# WHAT THE EXERCISE ASKS
In the listing below, how many lines contain the word "script"? Please respond with the number only.

# Stored data
====

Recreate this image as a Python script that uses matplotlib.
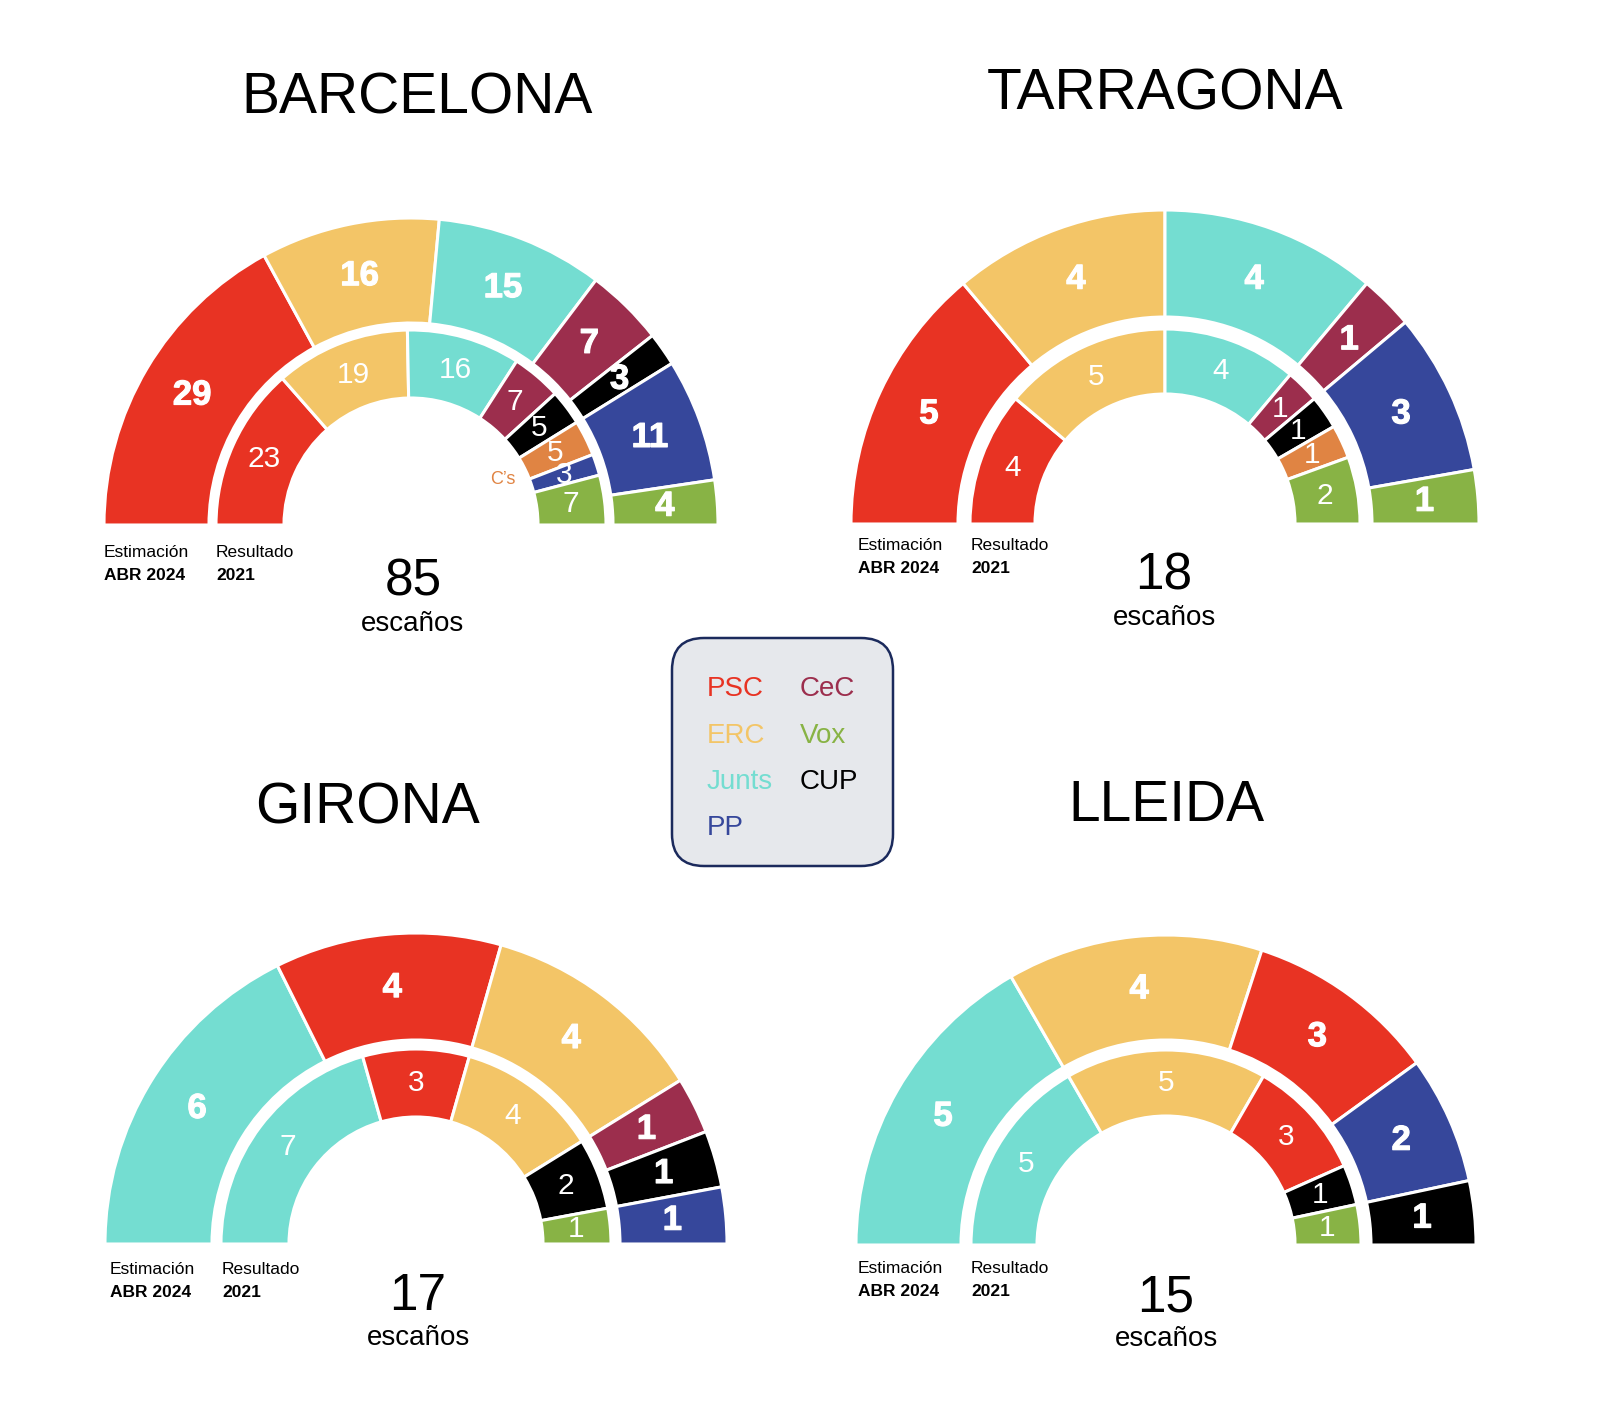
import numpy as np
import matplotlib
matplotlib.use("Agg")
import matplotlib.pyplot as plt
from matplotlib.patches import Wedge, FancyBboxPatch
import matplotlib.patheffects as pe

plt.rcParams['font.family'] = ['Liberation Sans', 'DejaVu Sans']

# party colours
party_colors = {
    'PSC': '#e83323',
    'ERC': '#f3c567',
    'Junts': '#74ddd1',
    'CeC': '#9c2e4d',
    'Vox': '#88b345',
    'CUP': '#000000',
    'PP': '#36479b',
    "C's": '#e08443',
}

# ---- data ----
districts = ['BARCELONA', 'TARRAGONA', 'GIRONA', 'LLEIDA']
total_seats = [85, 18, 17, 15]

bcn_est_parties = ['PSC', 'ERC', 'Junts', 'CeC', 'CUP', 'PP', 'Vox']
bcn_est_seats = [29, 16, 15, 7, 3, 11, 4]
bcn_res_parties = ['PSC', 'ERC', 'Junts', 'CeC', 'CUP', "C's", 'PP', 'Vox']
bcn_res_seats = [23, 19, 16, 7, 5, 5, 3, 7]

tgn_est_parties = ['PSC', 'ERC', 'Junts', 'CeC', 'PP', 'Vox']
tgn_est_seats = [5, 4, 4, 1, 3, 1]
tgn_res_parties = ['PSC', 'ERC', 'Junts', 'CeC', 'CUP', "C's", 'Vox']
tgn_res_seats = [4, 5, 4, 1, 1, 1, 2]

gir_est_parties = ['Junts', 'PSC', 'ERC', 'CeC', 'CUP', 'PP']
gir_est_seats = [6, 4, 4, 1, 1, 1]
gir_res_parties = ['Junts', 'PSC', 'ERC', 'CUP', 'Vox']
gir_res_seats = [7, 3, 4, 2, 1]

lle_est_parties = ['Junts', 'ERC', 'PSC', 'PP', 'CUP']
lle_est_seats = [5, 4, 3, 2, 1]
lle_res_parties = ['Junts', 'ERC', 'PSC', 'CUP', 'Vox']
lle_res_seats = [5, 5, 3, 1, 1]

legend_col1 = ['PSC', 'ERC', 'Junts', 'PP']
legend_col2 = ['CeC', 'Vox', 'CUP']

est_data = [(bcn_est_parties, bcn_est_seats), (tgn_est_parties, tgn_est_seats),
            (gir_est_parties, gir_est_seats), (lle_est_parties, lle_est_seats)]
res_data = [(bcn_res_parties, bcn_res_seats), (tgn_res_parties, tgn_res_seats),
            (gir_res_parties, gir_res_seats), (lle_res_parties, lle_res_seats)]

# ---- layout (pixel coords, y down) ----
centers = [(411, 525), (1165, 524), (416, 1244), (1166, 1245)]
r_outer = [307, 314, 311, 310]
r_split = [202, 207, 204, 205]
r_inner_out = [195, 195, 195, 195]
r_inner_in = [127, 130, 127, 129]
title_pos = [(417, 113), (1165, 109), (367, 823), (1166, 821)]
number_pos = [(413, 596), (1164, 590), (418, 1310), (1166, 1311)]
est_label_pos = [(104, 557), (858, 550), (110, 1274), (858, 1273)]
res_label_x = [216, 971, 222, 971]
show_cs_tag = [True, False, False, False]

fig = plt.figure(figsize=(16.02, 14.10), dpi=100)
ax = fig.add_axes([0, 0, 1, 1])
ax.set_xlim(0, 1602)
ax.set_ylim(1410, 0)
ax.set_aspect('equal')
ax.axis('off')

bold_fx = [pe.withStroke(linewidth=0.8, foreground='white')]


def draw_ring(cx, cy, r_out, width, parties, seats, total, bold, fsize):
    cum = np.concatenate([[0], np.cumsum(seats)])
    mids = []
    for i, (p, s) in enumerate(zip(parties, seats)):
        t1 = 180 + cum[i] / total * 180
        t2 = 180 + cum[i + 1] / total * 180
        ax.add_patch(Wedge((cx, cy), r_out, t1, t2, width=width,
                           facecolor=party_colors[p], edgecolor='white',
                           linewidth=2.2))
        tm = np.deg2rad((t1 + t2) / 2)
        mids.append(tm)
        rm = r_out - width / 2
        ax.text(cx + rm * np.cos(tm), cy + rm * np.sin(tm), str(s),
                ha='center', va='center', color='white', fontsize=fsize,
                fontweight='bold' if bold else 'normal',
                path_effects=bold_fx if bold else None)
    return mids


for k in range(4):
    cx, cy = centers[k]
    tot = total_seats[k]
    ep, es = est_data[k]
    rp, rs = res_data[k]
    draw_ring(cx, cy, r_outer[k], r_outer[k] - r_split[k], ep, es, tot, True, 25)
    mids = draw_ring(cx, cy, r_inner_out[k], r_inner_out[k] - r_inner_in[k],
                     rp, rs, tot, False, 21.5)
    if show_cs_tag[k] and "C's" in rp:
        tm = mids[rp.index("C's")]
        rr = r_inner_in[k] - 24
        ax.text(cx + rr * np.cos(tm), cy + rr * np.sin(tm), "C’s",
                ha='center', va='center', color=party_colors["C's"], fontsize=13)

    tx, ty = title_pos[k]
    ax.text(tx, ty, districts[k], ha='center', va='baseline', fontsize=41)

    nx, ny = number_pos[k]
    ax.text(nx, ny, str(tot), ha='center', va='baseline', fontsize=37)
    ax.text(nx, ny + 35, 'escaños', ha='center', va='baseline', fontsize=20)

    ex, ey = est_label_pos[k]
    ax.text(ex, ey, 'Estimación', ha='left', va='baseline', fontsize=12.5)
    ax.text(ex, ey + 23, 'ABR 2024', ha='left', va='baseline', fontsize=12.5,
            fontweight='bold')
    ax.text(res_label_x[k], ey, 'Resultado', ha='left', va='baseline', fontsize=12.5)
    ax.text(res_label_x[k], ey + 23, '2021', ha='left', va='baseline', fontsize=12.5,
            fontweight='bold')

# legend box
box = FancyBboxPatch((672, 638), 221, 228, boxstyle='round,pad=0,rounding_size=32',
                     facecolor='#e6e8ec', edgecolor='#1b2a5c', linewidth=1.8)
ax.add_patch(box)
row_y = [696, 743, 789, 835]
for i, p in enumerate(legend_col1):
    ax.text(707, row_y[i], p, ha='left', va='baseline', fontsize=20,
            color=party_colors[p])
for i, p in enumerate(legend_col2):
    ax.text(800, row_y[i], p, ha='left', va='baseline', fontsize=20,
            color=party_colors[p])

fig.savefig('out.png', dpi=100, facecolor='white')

====

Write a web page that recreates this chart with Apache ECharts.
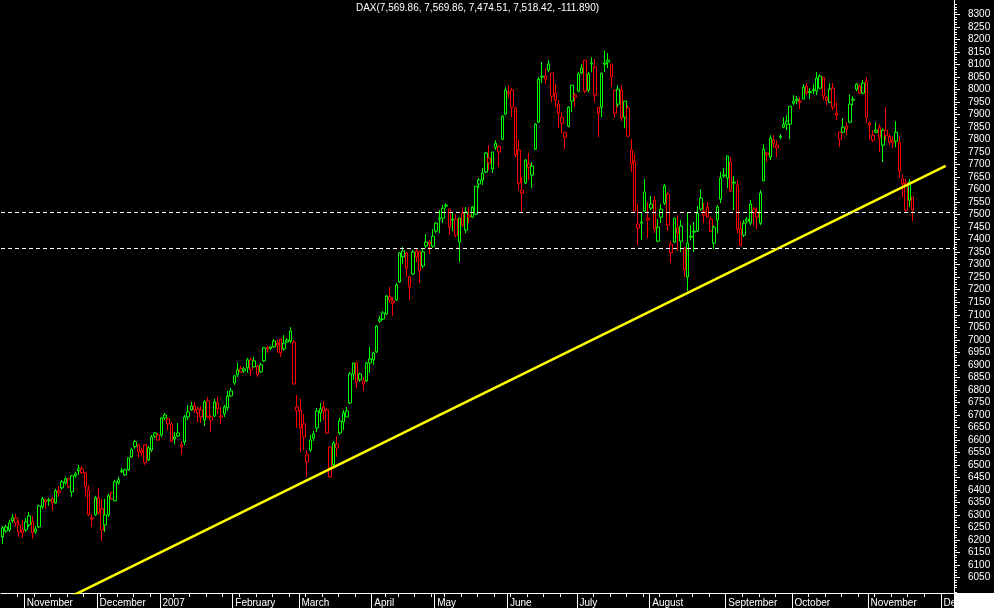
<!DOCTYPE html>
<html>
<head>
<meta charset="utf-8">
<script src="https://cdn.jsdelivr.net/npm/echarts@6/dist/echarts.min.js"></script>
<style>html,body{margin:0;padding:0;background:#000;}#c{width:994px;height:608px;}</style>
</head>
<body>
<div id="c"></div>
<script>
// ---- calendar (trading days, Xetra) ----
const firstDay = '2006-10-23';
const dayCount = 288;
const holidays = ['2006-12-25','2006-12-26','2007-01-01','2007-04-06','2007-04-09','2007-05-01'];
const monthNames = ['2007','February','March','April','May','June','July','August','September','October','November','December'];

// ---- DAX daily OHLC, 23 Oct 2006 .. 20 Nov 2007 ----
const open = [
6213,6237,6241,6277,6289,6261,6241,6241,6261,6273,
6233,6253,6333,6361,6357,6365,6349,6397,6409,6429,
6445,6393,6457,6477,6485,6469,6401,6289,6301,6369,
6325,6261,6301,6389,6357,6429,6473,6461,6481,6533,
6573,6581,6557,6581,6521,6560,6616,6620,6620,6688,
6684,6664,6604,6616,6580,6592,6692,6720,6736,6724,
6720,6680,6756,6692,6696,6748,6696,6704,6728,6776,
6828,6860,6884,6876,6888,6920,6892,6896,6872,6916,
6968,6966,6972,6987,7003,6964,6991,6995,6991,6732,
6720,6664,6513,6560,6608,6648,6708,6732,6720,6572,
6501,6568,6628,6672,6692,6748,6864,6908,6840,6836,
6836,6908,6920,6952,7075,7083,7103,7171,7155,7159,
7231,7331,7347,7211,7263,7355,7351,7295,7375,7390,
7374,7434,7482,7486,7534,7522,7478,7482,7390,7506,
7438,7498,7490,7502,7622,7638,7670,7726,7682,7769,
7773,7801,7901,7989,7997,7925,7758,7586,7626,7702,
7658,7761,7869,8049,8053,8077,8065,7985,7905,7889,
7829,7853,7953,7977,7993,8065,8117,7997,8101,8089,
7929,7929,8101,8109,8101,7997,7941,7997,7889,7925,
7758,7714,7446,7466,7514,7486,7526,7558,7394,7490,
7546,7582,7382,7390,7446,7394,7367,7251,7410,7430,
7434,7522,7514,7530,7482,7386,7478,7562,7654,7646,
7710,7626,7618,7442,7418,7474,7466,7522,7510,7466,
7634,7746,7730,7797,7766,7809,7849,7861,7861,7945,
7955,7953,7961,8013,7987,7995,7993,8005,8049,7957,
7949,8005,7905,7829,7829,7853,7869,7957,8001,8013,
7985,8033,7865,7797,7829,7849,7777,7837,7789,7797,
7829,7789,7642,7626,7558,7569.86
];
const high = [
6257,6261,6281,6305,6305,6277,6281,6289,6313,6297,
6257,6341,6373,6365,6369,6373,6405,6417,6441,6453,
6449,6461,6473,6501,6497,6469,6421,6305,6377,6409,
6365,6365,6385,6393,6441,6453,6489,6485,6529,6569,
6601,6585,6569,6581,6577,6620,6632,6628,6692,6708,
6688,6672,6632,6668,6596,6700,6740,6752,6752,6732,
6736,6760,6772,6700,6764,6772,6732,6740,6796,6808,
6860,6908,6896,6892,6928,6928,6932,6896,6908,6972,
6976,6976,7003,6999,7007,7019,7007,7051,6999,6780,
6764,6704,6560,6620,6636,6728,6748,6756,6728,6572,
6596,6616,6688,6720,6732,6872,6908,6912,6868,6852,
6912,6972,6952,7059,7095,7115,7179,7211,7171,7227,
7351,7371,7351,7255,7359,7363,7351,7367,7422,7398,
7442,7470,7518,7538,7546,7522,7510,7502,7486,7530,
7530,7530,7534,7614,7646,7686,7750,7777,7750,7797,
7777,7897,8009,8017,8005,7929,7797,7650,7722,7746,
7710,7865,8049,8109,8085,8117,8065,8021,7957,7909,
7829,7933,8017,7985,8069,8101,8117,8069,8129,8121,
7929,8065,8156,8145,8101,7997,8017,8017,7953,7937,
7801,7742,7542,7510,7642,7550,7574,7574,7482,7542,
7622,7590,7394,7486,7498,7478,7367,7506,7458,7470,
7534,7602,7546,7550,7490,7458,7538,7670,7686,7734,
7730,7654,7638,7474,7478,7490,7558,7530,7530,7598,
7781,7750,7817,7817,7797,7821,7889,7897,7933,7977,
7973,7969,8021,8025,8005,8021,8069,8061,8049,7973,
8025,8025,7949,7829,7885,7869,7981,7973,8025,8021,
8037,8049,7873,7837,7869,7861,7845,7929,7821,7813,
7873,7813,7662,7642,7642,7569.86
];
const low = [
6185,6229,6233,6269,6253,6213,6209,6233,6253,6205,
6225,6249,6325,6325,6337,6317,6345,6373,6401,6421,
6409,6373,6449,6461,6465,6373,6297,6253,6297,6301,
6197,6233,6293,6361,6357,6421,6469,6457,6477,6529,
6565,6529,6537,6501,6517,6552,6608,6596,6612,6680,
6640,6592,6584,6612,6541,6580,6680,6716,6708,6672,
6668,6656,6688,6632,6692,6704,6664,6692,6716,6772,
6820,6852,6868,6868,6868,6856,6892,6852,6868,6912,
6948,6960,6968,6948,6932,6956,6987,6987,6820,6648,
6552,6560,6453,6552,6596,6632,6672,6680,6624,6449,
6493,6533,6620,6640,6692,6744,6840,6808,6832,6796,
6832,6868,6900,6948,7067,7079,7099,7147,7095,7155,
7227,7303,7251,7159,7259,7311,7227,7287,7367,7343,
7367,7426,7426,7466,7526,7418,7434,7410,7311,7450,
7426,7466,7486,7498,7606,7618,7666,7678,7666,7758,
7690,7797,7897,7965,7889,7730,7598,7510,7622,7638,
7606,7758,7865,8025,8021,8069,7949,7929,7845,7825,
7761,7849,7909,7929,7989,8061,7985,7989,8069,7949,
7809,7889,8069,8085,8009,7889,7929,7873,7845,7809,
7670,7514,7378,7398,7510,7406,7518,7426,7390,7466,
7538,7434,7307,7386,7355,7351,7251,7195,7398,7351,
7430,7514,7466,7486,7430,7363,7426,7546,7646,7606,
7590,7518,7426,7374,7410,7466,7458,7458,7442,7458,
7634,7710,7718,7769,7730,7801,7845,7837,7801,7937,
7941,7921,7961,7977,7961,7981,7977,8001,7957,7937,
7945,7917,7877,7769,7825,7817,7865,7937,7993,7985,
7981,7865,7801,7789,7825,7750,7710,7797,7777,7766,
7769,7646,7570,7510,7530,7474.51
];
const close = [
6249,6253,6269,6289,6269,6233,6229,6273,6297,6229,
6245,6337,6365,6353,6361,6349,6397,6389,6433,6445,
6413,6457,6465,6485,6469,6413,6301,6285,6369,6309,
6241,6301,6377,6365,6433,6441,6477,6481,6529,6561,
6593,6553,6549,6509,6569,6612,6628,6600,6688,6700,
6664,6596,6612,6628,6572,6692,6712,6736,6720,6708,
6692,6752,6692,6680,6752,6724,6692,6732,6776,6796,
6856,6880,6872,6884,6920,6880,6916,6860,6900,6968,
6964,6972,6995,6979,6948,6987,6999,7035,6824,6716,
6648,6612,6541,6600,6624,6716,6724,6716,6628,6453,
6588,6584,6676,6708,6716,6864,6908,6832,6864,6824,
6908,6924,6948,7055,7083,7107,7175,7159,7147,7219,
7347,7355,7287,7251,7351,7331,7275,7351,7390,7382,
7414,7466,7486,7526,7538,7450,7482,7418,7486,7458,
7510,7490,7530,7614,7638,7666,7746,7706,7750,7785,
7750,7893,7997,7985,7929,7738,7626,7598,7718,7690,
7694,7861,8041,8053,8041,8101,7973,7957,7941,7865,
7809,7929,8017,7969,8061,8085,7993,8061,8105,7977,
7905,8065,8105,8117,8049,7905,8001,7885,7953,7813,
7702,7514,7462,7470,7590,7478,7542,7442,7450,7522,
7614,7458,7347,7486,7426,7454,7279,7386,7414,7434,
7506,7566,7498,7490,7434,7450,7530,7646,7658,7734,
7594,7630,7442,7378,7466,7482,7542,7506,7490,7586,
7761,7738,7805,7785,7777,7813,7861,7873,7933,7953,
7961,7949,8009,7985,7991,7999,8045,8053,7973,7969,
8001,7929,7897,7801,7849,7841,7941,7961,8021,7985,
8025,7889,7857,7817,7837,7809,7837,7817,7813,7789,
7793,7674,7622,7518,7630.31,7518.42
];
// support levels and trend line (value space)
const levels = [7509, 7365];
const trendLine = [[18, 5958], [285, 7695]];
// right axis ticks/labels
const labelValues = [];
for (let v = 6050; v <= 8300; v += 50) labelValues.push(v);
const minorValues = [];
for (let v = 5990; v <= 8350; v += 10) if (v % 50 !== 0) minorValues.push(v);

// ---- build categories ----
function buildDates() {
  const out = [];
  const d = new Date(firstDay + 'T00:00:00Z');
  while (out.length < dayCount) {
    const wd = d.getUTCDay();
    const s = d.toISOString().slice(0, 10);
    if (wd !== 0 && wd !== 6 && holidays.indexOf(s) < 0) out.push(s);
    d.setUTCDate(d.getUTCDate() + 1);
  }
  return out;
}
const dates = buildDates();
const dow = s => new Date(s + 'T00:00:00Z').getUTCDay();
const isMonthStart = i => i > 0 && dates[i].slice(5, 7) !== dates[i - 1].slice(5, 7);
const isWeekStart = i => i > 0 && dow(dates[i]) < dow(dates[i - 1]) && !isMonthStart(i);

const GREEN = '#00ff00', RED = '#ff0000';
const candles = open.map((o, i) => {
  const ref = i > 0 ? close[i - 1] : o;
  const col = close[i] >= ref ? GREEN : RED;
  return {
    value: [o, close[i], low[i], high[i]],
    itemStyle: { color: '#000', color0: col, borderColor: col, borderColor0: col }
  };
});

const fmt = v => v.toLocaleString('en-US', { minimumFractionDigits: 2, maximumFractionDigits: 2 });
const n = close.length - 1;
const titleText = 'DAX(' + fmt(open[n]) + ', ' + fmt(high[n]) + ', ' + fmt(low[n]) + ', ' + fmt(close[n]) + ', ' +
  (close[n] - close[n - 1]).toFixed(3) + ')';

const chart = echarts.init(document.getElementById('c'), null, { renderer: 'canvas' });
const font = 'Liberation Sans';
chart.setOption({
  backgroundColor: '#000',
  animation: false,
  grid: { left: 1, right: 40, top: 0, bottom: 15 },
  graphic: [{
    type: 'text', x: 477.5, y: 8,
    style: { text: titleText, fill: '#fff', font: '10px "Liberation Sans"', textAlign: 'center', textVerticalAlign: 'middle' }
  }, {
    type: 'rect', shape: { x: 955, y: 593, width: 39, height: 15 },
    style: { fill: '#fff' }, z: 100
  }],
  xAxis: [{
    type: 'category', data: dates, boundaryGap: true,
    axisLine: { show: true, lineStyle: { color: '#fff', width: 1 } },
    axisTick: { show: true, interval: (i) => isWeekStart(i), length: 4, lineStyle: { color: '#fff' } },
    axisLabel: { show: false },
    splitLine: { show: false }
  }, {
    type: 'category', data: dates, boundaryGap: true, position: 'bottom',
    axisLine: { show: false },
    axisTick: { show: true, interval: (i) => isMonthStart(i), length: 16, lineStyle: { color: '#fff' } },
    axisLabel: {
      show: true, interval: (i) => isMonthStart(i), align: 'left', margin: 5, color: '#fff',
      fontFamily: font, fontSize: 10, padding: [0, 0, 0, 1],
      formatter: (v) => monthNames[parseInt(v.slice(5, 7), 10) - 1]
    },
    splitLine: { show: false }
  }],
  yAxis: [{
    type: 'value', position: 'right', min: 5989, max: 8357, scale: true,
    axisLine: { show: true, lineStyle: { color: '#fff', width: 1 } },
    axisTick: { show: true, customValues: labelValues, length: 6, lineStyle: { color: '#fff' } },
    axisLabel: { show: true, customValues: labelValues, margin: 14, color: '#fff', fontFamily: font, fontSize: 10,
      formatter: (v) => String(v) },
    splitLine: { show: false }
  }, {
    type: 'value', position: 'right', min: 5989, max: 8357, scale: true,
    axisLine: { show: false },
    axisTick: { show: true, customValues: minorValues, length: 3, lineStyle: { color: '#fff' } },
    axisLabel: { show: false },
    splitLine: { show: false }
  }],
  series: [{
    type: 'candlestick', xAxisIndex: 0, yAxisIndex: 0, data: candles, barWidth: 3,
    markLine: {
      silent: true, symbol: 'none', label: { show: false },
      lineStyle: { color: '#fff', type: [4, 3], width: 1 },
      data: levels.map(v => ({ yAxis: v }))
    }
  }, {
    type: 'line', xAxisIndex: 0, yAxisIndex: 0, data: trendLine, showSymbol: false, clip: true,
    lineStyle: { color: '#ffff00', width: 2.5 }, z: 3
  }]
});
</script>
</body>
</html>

====

# FULL RESPONSE
4